PROVIDED RECORDS:
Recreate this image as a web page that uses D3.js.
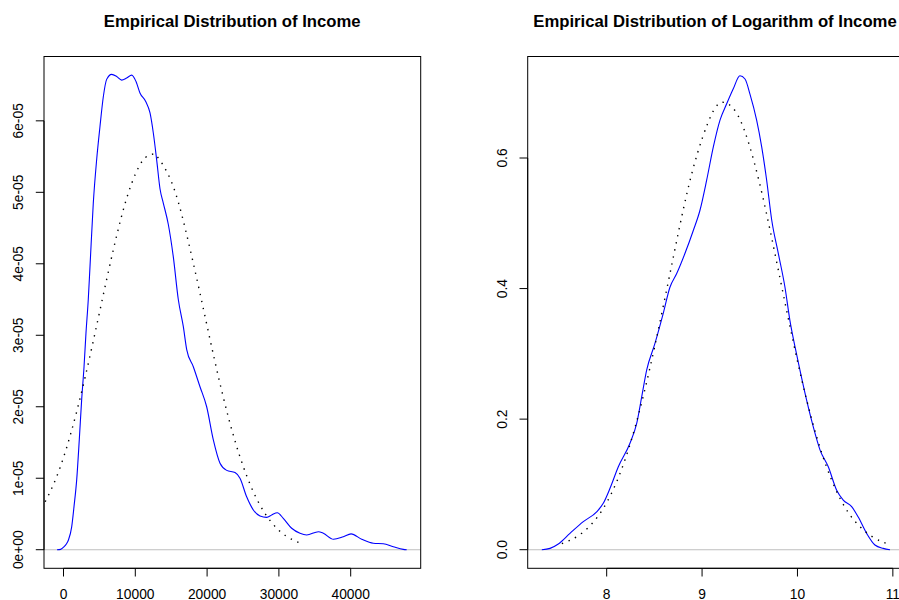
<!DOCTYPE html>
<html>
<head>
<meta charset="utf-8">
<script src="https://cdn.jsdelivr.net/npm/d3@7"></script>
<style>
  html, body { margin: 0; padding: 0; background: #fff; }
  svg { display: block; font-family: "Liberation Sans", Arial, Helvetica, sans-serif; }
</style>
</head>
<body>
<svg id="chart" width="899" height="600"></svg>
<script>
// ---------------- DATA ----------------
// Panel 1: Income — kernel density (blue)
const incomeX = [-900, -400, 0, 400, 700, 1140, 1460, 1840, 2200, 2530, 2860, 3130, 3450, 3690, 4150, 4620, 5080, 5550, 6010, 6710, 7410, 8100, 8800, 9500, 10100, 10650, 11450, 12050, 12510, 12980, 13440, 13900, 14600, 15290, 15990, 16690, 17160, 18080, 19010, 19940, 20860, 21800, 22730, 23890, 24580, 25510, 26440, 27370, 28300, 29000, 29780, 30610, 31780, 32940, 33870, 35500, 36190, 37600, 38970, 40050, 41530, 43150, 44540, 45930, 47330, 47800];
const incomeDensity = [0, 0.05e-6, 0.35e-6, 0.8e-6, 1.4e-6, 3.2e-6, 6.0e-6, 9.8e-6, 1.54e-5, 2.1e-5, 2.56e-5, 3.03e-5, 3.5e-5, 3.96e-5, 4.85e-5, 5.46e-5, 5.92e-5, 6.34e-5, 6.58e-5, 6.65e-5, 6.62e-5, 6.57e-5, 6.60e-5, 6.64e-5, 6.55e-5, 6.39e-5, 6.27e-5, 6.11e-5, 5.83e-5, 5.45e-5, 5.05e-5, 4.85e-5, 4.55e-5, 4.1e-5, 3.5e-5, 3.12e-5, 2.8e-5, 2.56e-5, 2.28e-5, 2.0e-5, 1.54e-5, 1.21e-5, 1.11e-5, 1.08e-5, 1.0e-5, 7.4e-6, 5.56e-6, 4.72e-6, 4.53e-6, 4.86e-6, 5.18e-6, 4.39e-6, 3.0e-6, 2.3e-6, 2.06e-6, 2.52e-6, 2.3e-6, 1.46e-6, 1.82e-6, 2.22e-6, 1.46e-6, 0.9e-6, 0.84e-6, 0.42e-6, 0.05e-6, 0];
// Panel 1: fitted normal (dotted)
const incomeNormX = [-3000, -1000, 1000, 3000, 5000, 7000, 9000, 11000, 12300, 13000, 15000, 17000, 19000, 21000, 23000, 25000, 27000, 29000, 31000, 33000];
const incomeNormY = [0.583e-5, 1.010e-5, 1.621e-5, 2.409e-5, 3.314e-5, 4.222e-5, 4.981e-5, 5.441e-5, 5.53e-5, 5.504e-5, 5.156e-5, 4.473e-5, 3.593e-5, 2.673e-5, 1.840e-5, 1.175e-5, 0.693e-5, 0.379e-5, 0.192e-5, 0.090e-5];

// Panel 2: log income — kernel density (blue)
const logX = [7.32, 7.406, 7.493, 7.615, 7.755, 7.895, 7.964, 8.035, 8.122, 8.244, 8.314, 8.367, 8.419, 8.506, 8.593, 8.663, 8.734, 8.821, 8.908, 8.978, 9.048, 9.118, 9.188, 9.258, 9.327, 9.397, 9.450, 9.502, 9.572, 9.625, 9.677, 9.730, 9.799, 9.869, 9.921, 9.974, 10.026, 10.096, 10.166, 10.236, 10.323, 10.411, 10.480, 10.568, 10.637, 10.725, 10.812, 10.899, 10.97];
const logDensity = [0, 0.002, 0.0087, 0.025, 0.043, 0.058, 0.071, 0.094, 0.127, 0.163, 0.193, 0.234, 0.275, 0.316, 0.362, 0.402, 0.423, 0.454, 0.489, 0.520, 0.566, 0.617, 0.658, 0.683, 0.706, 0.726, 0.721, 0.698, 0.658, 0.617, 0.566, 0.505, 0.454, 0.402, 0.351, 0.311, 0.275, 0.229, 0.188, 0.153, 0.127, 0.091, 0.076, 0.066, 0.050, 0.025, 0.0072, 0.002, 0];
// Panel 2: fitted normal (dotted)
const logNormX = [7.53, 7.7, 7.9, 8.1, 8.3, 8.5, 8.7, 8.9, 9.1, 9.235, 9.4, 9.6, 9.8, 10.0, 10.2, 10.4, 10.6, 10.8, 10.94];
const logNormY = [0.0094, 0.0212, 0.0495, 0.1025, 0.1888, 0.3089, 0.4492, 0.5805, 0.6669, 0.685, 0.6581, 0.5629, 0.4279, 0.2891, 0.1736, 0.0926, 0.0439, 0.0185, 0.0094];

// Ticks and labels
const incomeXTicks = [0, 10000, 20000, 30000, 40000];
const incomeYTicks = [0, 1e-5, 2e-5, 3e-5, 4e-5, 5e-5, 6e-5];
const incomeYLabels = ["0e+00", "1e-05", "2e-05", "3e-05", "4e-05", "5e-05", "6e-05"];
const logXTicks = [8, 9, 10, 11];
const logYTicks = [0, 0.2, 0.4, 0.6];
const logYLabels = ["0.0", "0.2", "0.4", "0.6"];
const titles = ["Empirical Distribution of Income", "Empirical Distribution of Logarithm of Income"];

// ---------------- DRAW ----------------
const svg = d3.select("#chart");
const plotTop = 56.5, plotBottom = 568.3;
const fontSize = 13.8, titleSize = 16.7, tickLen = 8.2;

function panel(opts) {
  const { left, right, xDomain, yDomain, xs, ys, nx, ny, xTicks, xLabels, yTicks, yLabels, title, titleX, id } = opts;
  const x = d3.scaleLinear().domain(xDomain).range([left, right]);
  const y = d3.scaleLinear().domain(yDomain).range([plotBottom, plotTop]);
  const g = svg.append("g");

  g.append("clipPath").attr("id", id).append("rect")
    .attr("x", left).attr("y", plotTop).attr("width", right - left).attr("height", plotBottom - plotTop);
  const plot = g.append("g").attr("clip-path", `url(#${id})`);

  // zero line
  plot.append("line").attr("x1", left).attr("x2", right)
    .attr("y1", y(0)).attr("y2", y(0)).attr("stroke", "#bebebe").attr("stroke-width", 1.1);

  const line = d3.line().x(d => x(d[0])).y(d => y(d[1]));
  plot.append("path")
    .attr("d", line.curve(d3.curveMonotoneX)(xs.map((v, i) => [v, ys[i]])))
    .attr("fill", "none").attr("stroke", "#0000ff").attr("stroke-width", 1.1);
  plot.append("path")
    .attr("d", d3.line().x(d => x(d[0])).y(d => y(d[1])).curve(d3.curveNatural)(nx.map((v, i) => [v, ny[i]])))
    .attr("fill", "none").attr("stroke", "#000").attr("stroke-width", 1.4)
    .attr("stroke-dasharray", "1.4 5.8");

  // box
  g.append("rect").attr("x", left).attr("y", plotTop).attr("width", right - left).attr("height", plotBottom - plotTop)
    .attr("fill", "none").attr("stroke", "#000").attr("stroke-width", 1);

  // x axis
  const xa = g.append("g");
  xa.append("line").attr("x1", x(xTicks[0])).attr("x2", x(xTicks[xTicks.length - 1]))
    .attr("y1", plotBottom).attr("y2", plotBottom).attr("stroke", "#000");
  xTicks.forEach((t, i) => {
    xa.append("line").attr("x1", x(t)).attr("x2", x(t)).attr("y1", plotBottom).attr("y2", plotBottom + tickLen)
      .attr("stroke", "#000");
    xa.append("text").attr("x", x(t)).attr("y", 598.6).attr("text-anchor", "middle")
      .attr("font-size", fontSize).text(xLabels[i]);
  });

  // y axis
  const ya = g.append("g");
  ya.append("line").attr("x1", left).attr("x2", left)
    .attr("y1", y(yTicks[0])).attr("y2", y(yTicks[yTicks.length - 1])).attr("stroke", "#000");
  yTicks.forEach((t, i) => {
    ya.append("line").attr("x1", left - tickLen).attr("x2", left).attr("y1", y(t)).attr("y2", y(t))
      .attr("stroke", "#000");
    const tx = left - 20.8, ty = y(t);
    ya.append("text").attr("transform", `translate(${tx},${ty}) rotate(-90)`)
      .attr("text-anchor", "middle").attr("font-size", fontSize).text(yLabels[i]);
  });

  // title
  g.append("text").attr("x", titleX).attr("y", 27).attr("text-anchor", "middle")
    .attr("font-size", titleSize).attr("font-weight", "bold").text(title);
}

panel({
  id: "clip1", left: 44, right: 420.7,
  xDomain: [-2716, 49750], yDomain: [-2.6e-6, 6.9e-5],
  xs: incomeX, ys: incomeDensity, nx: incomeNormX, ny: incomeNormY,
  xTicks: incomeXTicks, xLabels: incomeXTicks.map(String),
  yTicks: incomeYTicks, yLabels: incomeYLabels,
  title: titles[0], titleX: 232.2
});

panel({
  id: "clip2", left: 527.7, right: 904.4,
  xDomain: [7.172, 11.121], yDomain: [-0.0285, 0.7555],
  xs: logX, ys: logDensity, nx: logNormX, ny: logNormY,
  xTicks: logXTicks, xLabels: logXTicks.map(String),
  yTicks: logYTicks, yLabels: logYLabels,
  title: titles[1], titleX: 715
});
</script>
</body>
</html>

--

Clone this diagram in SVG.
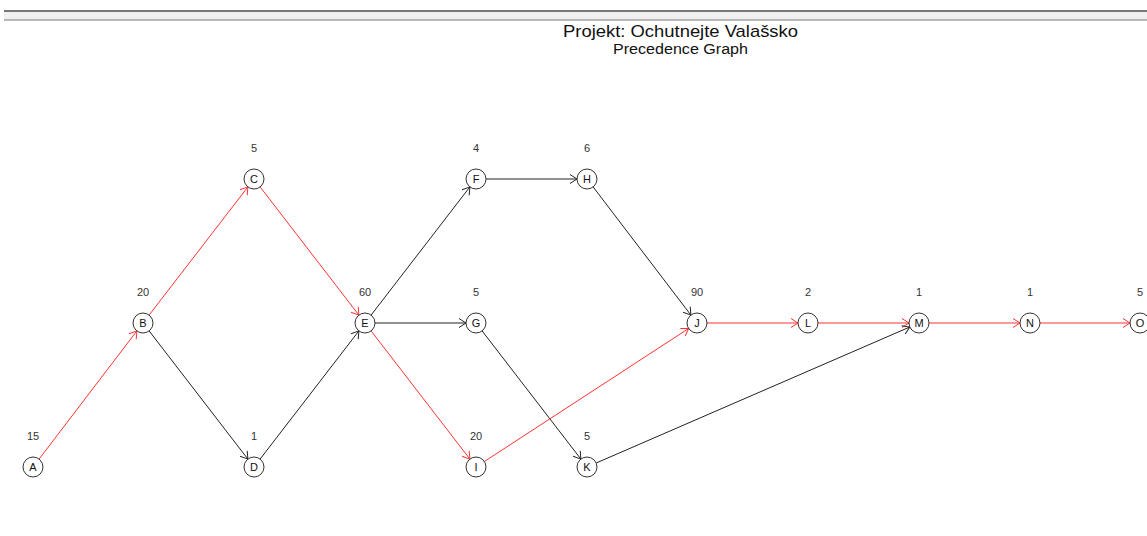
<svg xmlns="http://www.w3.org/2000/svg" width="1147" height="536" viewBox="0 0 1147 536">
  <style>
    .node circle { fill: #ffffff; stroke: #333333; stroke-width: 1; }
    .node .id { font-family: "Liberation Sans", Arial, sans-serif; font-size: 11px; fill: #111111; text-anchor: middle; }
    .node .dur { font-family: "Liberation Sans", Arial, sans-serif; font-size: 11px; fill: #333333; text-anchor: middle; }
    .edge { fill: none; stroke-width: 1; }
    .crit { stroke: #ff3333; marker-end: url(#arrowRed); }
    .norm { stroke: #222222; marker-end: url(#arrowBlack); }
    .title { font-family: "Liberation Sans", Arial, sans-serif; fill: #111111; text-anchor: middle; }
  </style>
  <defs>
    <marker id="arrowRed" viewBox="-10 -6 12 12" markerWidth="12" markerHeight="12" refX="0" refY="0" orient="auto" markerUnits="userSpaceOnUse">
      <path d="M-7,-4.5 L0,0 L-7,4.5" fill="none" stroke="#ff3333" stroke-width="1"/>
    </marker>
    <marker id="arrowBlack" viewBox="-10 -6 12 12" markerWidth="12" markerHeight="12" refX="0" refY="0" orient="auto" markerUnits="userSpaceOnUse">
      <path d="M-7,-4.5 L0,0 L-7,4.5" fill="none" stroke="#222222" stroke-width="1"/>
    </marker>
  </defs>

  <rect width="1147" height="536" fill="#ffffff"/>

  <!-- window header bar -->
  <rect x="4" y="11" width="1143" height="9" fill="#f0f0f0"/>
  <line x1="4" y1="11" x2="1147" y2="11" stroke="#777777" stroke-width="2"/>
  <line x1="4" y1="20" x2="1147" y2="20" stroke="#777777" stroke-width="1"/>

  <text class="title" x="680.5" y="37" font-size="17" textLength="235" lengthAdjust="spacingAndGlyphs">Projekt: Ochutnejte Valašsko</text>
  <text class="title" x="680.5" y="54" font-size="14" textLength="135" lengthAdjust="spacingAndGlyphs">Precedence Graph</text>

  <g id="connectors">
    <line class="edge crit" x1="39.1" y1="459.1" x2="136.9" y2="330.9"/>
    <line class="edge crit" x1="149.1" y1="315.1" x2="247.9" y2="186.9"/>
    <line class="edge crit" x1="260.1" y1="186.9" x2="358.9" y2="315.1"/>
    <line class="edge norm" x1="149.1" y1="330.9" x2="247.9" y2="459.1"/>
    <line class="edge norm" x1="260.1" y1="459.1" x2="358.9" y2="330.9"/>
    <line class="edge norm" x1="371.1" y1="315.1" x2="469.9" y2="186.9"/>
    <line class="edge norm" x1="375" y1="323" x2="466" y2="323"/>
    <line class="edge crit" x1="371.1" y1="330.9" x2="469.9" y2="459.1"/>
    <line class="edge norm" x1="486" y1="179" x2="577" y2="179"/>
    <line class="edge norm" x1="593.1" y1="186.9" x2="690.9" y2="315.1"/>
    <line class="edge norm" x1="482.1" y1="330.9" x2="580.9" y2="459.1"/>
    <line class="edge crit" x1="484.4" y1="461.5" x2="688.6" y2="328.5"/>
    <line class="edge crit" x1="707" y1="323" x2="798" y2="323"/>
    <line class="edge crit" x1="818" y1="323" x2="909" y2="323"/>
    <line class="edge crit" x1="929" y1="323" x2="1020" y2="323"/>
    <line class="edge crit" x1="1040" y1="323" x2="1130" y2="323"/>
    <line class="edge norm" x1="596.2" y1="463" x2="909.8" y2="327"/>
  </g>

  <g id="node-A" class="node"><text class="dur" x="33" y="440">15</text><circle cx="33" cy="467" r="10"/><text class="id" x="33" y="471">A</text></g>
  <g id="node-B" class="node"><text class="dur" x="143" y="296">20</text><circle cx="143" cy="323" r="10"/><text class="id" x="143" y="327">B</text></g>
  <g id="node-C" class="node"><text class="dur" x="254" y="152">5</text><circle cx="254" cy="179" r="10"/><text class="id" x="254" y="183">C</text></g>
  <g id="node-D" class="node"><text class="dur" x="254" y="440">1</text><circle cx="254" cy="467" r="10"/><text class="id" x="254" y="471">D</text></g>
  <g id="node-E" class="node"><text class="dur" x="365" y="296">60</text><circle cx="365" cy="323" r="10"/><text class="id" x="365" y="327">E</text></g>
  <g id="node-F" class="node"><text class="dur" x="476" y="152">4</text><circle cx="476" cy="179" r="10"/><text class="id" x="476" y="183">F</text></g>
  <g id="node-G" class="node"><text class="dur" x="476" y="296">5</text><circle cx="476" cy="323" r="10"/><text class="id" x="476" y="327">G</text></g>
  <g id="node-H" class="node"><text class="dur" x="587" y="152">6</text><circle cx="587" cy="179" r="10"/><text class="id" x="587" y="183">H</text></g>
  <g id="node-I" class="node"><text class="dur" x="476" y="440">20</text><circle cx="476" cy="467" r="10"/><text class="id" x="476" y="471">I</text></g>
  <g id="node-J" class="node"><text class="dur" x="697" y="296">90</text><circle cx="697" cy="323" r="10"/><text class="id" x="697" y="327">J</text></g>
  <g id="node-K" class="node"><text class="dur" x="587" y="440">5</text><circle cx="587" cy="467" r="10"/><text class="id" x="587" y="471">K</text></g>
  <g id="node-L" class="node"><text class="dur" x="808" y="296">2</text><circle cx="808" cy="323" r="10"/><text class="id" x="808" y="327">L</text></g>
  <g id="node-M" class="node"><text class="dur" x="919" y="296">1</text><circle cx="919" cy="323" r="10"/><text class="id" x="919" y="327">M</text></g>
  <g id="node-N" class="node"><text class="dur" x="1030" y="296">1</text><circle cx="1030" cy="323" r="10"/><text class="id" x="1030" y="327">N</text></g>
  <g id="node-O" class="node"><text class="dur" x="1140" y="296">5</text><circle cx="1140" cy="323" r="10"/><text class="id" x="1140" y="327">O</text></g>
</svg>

AIM OF THE EXERCISE:
Both the line with "Recreate this image" and the line with "0.379e-5, 0.192e-5, 0.090e-5];" belong in the copy, along with every line between them; set them down exactly and skip the pictures.

RESULT BELOW:
Recreate this image as a web page that uses D3.js.
<!DOCTYPE html>
<html>
<head>
<meta charset="utf-8">
<script src="https://cdn.jsdelivr.net/npm/d3@7"></script>
<style>
  html, body { margin: 0; padding: 0; background: #fff; }
  svg { display: block; font-family: "Liberation Sans", Arial, Helvetica, sans-serif; }
</style>
</head>
<body>
<svg id="chart" width="899" height="600"></svg>
<script>
// ---------------- DATA ----------------
// Panel 1: Income — kernel density (blue)
const incomeX = [-900, -400, 0, 400, 700, 1140, 1460, 1840, 2200, 2530, 2860, 3130, 3450, 3690, 4150, 4620, 5080, 5550, 6010, 6710, 7410, 8100, 8800, 9500, 10100, 10650, 11450, 12050, 12510, 12980, 13440, 13900, 14600, 15290, 15990, 16690, 17160, 18080, 19010, 19940, 20860, 21800, 22730, 23890, 24580, 25510, 26440, 27370, 28300, 29000, 29780, 30610, 31780, 32940, 33870, 35500, 36190, 37600, 38970, 40050, 41530, 43150, 44540, 45930, 47330, 47800];
const incomeDensity = [0, 0.05e-6, 0.35e-6, 0.8e-6, 1.4e-6, 3.2e-6, 6.0e-6, 9.8e-6, 1.54e-5, 2.1e-5, 2.56e-5, 3.03e-5, 3.5e-5, 3.96e-5, 4.85e-5, 5.46e-5, 5.92e-5, 6.34e-5, 6.58e-5, 6.65e-5, 6.62e-5, 6.57e-5, 6.60e-5, 6.64e-5, 6.55e-5, 6.39e-5, 6.27e-5, 6.11e-5, 5.83e-5, 5.45e-5, 5.05e-5, 4.85e-5, 4.55e-5, 4.1e-5, 3.5e-5, 3.12e-5, 2.8e-5, 2.56e-5, 2.28e-5, 2.0e-5, 1.54e-5, 1.21e-5, 1.11e-5, 1.08e-5, 1.0e-5, 7.4e-6, 5.56e-6, 4.72e-6, 4.53e-6, 4.86e-6, 5.18e-6, 4.39e-6, 3.0e-6, 2.3e-6, 2.06e-6, 2.52e-6, 2.3e-6, 1.46e-6, 1.82e-6, 2.22e-6, 1.46e-6, 0.9e-6, 0.84e-6, 0.42e-6, 0.05e-6, 0];
// Panel 1: fitted normal (dotted)
const incomeNormX = [-3000, -1000, 1000, 3000, 5000, 7000, 9000, 11000, 12300, 13000, 15000, 17000, 19000, 21000, 23000, 25000, 27000, 29000, 31000, 33000];
const incomeNormY = [0.583e-5, 1.010e-5, 1.621e-5, 2.409e-5, 3.314e-5, 4.222e-5, 4.981e-5, 5.441e-5, 5.53e-5, 5.504e-5, 5.156e-5, 4.473e-5, 3.593e-5, 2.673e-5, 1.840e-5, 1.175e-5, 0.693e-5, 0.379e-5, 0.192e-5, 0.090e-5];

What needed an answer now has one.